Depuis des décennies, la dynastie Assad invoque le facteur de stabilité pour justifier sa permanence. Stabilité intérieure, dans un pays composite et multiconfessionnel. L'après-Assad fait d'ailleurs peur aux minorités, notamment chrétienne, qui redoutent un scénario à l'irakienne. Stabilité régionale, la Syrie étant frontalière de l'Iran, de l'Irak, de la Turquie, du Liban, d'Israël.

Au nom de cette stabilité, Paris et Washington ont tout fait pour renouer avec Damas. En vain. Tristement inutile, la présence d'Assad au défilé du 14 juillet 2008 à Paris n'a pas gommé les réflexes tortionnaires de ses milices.
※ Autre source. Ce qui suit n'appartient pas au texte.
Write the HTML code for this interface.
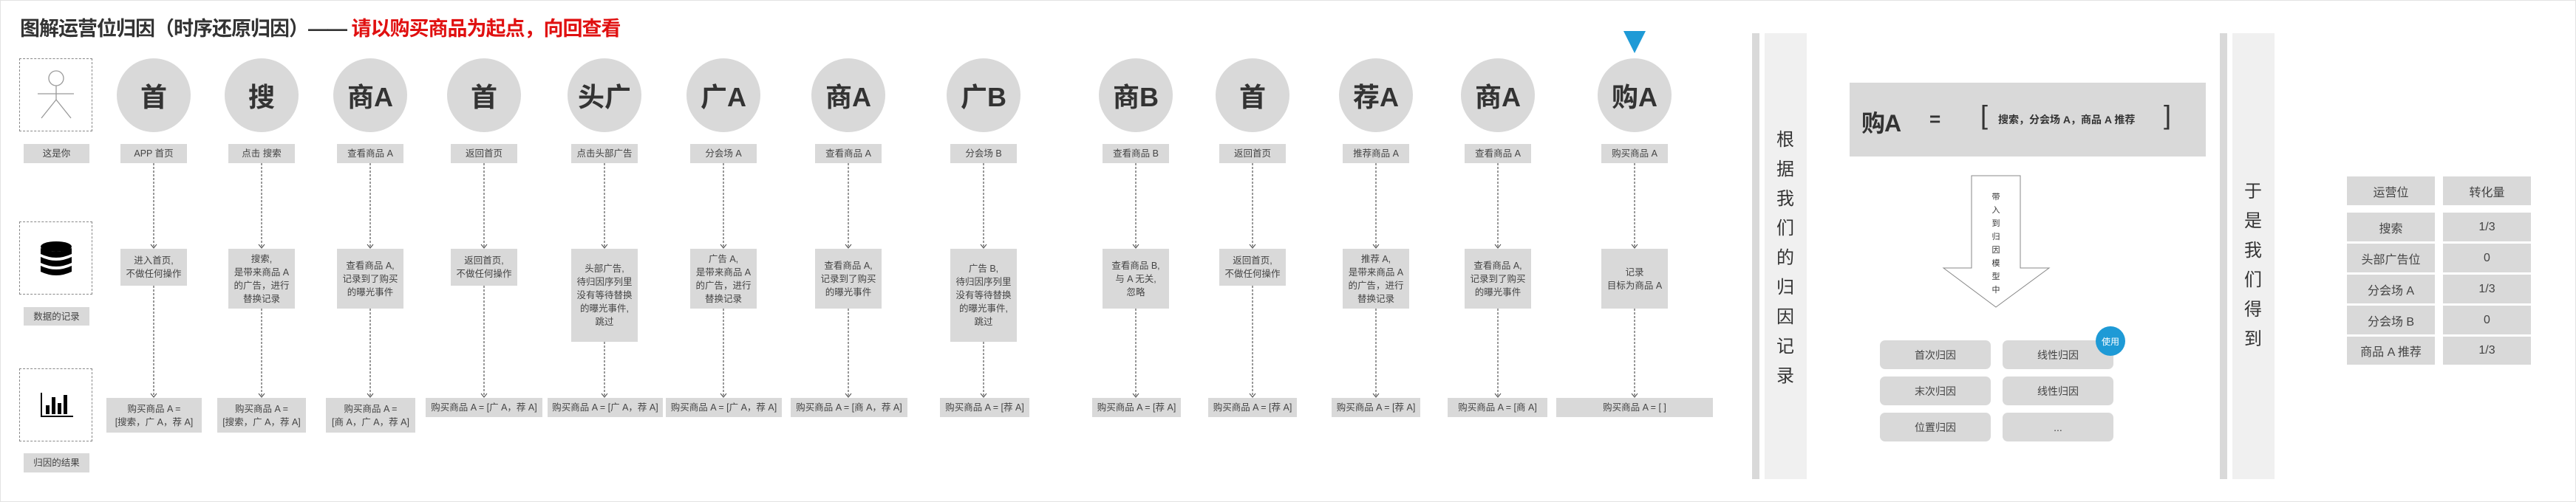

On peut penser que les sanctions internationales n'auront pas plus d'effet. C'est des forces d'opposition, réunies actuellement en Turquie, qu'une alternative politique peut venir.

Car une intervention militaire, comme en Libye, est exclue. Ce serait ouvrir la boîte de Pandore. Elle est même impensable, compte tenu du véto russe. Les Syriens le savent et comptent sur leurs propres forces. Ils espèrent que l'armée va finir par craquer. Deux cents soldats auraient été abattus pour avoir refusé de tirer sur la foule. Le signe d'un régime aux abois.